Alli Worthington’s “Ways to curb perfectionism” is worth mentioning too. She comes at this from the perspective of a business owner.
1. Do sómething. (Imperfect action is better than no action.)
2. Re-examine your standards.
3. Look at the big picture. (Ask yourself, “Is this really that important?”)
4. Share your works in progress.
5. Set more realistic goals.
6. Break the addiction to comparing yourself to others.
7. Do a gut check. (Ask yourself daily. “Am I striving for excellence or demanding perfection?”)
Whatever approach you choose, mindfulness is a great tool to incorporate. The perfectionist is simply unable to live in the here and now. And is always looking for what’s wrong. Mindfulness corrects that and allows people to live in the moment.
And that moment might not always be ‘peace and love’, emotions and restless thoughts might still arise… but at least you are being real and honest with yourself. It’s like you’re training yourself to accept your imperfections (and even delight in them!).

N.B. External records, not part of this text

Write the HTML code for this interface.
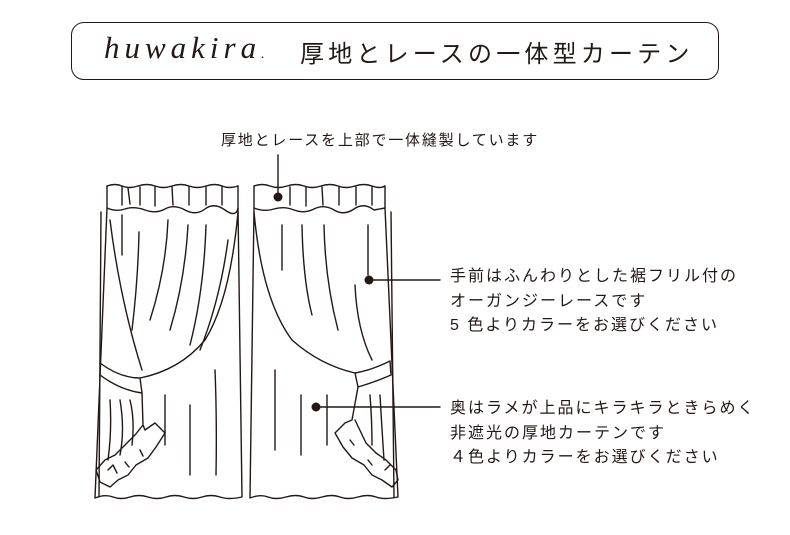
<!DOCTYPE html>
<html><head><meta charset="utf-8"><style>
body{margin:0;width:790px;height:535px;background:#fff;overflow:hidden;position:relative;font-family:"Liberation Sans","Noto Sans CJK JP",sans-serif;color:#231815}
.box{position:absolute;left:71px;top:22px;width:648px;height:58px;border:1.3px solid #231815;border-radius:13px;box-sizing:border-box}
.t{position:absolute;white-space:nowrap}
</style></head><body>
<div class="box"></div>
<div class="t" style="left:104px;top:30px;font-family:'Liberation Serif',serif;font-style:italic;font-size:31px;letter-spacing:5px">huwakira<span style="font-size:14px">.</span></div>
<div class="t" style="left:300px;top:34px;font-size:24px;letter-spacing:4.2px">厚地とレースの一体型カーテン</div>
<div class="t" style="left:221px;top:129px;font-size:15px;letter-spacing:1.8px">厚地とレースを上部で一体縫製しています</div>
<div class="t" style="left:450px;top:265px;font-size:16px;line-height:24.5px;letter-spacing:2px">手前はふんわりとした裾フリル付の<br>オーガンジーレースです<br>5 色よりカラーをお選びください</div>
<div class="t" style="left:450px;top:397px;font-size:16px;line-height:24.5px;letter-spacing:2px">奥はラメが上品にキラキラときらめく<br>非遮光の厚地カーテンです<br>４色よりカラーをお選びください</div>
<svg width="790" height="535" style="position:absolute;left:0;top:0" fill="none" stroke="#231815" stroke-width="1.4" stroke-linecap="round" stroke-linejoin="round">
<!-- left curtain -->
<path d="M107 186 Q115 183 122 186 T138 186 T155 186 T172 186 T189 186 T206 186 T222 186 T238 186"/>
<path d="M107 186 V208 Q116 212 125 209 T145 210 T165 209 T185 210 T205 209 T225 210 T238 208 V186"/>
<path d="M122 187 v18 M128 188 l2 16 M140 187 v18 M155 187 v19 M172 187 l1 18 M189 187 v18 M206 187 v18 M222 187 v18"/>
<path d="M107 208 L95 498 Q105 494 113 497 T130 497 T148 497 T166 497 T184 497 T202 497 T220 497 T242 497 L238 208"/>
<path d="M101 212 L99 497"/>
<path d="M238 212 Q230 300 205 340 Q180 370 140 378"/>
<path d="M110 220 Q120 300 142 370"/>
<path d="M100 363 Q120 378 140 378 L140 378 L142 393 Q120 390 100 375"/>
<path d="M122 215 v40 M139 232 Q138 280 132 330 M168 220 Q166 270 150 320 M188 225 Q185 280 170 330 M206 225 Q204 290 190 345 M228 240 Q220 300 200 350"/>
<path d="M142 393 L143 425 L145 430 L155 423 L165 433 L156 447 L148 458 L136 465 L128 475 L118 480 L110 487 L100 482 L96 470 L105 460 L115 455 L125 445 L135 435 L143 425"/>
<path d="M108 470 l5 -5 l4 8 M125 462 l4 5 M140 450 l3 6"/>
<path d="M110 400 Q112 430 108 460 M120 400 Q125 430 120 455 M130 400 Q135 420 132 445"/>
<path d="M165 395 v50 M190 405 v70 M215 370 Q217 420 216 475"/>
<!-- right curtain -->
<path d="M254 186 Q262 183 270 186 T287 186 T304 186 T321 186 T338 186 T355 186 T372 186 T385 186"/>
<path d="M254 186 V208 Q264 212 274 209 T294 210 T314 209 T334 210 T354 209 T374 210 L385 208 V186"/>
<path d="M290 187 v18 M306 187 v19 M322 187 l1 18 M339 187 v18 M356 187 v18 M372 187 v18"/>
<path d="M254 208 L250 498 Q260 494 268 497 T286 497 T304 497 T322 497 T340 497 T358 497 T376 497 T398 497 L385 208"/>
<path d="M391 212 L394 497"/>
<path d="M254 212 Q262 300 292 340 Q320 365 355 373"/>
<path d="M355 373 Q372 370 390 361 L391 375 Q375 382 358 387 Z"/>
<path d="M282 225 v45 M302 225 Q303 280 312 315 M324 225 Q325 280 338 330 M368 225 v50 M355 285 Q357 330 372 360"/>
<path d="M358 387 L352 420 L345 423 L335 433 L343 447 L352 458 L364 465 L372 475 L382 480 L392 487 L398 480 L396 470 L386 460 L376 453 L366 443 L355 420"/>
<path d="M385 470 l5 -5 M368 460 l4 5 M350 440 l4 5"/>
<path d="M370 395 Q372 420 372 445 M380 395 Q382 430 384 460"/>
<path d="M275 370 v80 M301 395 v60 M327 395 v50"/>
<!-- callouts -->
<path d="M278 155 V197 M369 280 H440 M316 407 H440"/>
<circle cx="278" cy="197" r="4.5" fill="#231815" stroke="none"/>
<circle cx="369" cy="280" r="4.5" fill="#231815" stroke="none"/>
<circle cx="316" cy="407" r="4.5" fill="#231815" stroke="none"/>
</svg>
</body></html>
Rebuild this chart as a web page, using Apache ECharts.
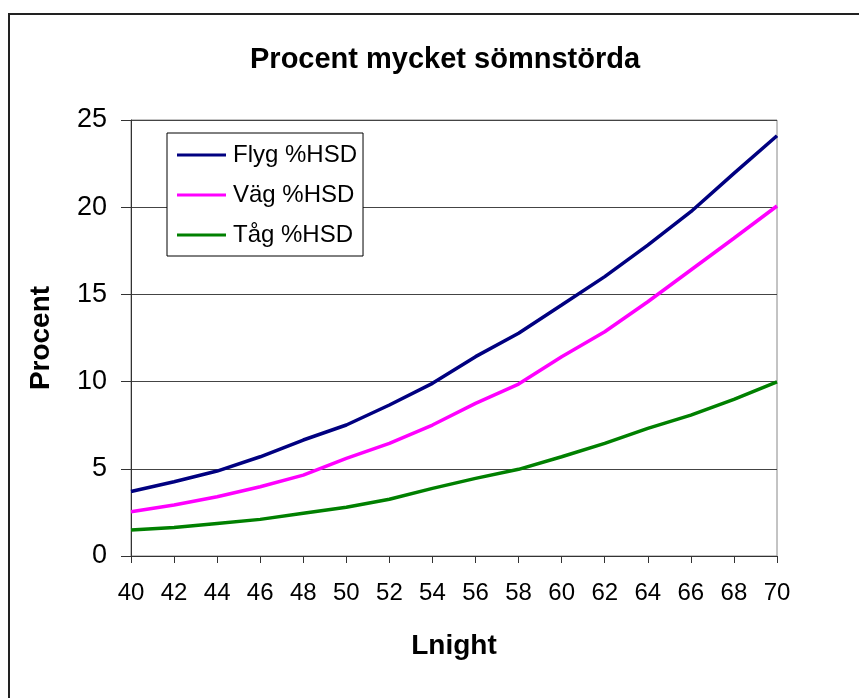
<!DOCTYPE html>
<html>
<head>
<meta charset="utf-8">
<script src="https://cdn.jsdelivr.net/npm/echarts@6/dist/echarts.min.js"></script>
<style>
html,body{margin:0;padding:0;background:#fff;}
#c{width:859px;height:698px;}
</style>
</head>
<body>
<div id="c"></div>
<script>
var categories = ['40','42','44','46','48','50','52','54','56','58','60','62','64','66','68','70'];
var flyg = [3.7, 4.26, 4.87, 5.69, 6.65, 7.51, 8.66, 9.9, 11.43, 12.77, 14.39, 16.02, 17.83, 19.74, 21.94, 24.1];
var vag  = [2.54, 2.92, 3.4, 3.97, 4.64, 5.6, 6.46, 7.51, 8.75, 9.86, 11.43, 12.86, 14.58, 16.4, 18.22, 20.07];
var tag  = [1.49, 1.64, 1.87, 2.1, 2.45, 2.79, 3.25, 3.88, 4.45, 4.97, 5.69, 6.46, 7.32, 8.08, 8.98, 9.99];
var seriesNames = ['Flyg %HSD', 'Väg %HSD', 'Tåg %HSD'];
var yTicks = [0, 5, 10, 15, 20, 25];

var FONT = '"Liberation Sans", Arial, sans-serif';
var chart = echarts.init(document.getElementById('c'), null, {renderer: 'canvas'});
var option = {
  animation: false,
  backgroundColor: '#fff',
  textStyle: {fontFamily: FONT},
  graphic: [{
    type: 'rect', z: 100, silent: true,
    shape: {x: 9, y: 14, width: 900, height: 800},
    style: {fill: 'none', stroke: '#222', lineWidth: 2}
  }],
  title: {
    text: 'Procent mycket sömnstörda',
    left: 245, top: 40,
    textStyle: {fontFamily: FONT, fontSize: 29, fontWeight: 'bold', color: '#000'}
  },
  legend: {
    orient: 'vertical',
    left: 167, top: 133,
    padding: [10, 6, 9, 10],
    itemWidth: 49, itemHeight: 3, itemGap: 16,
    icon: 'rect',
    borderColor: '#000', borderWidth: 1,
    backgroundColor: '#fff',
    textStyle: {fontFamily: FONT, fontSize: 24, color: '#000', padding: [0,0,0,2]},
    data: seriesNames
  },
  grid: {
    left: 131, right: 82, top: 120, bottom: 142,
    show: true, borderColor: '#888', borderWidth: 1,
    containLabel: false
  },
  xAxis: {
    type: 'category',
    data: categories,
    boundaryGap: false,
    name: 'Lnight',
    nameLocation: 'middle',
    nameGap: 76,
    nameTextStyle: {fontFamily: FONT, fontSize: 28, fontWeight: 'bold', color: '#000'},
    axisLine: {lineStyle: {color: '#333', width: 1}},
    axisTick: {show: true, length: 7, lineStyle: {color: '#333'}},
    axisLabel: {fontFamily: FONT, fontSize: 24, color: '#000', margin: 25, interval: 0},
    splitLine: {show: false}
  },
  yAxis: {
    type: 'value',
    min: 0, max: 25, interval: 5,
    name: 'Procent',
    nameLocation: 'middle',
    nameGap: 76,
    nameRotate: 90,
    nameTextStyle: {fontFamily: FONT, fontSize: 28, fontWeight: 'bold', color: '#000'},
    axisLine: {show: true, lineStyle: {color: '#333', width: 1}},
    axisTick: {show: true, length: 10, lineStyle: {color: '#333'}},
    axisLabel: {fontFamily: FONT, fontSize: 27, color: '#000', margin: 24,
      formatter: function (v) { return yTicks.indexOf(v) >= 0 ? String(v) : ''; }},
    splitLine: {show: true, lineStyle: {color: '#444', width: 1}}
  },
  series: [
    {name: seriesNames[0], type: 'line', data: flyg, showSymbol: false, symbol: 'none',
     lineStyle: {color: '#000080', width: 3.5}, itemStyle: {color: '#000080'}},
    {name: seriesNames[1], type: 'line', data: vag, showSymbol: false, symbol: 'none',
     lineStyle: {color: '#FF00FF', width: 3.5}, itemStyle: {color: '#FF00FF'}},
    {name: seriesNames[2], type: 'line', data: tag, showSymbol: false, symbol: 'none',
     lineStyle: {color: '#008000', width: 3.5}, itemStyle: {color: '#008000'}}
  ]
};
chart.setOption(option);
</script>
</body>
</html>
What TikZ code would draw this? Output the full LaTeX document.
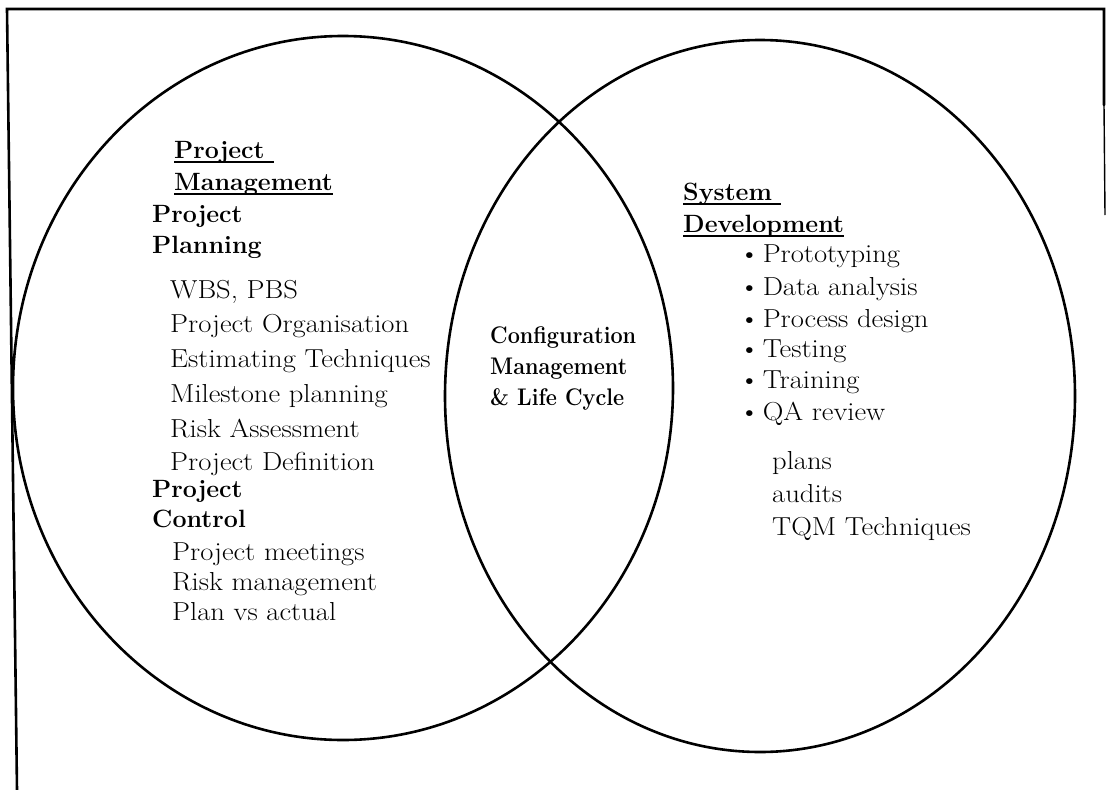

And only then will you able to say that:
- “My passion is to live in the moment”
To live in the joy of the moment. This is not just typical new age mumbo jumbo, but it is real and attainable, like so many others have attained before you. you put in the work, you get the results.
- “I’m much happier now”
…compared to when you worried whether people would like you and whether your actions would please them.
- “I’m singing like no one’s listening and dancing like no one’s watching!”
By other people’s standards, your singing and dancing are most probably far from perfect. But … those moments can be your pure joy. Happy trumps perfect every day!
So, dance like no one’s watching!
PS. Perfectionism is just a fear of making mistakes. That’s the bottomline: it’s just a fear.
The question really is: do you want to live in fear?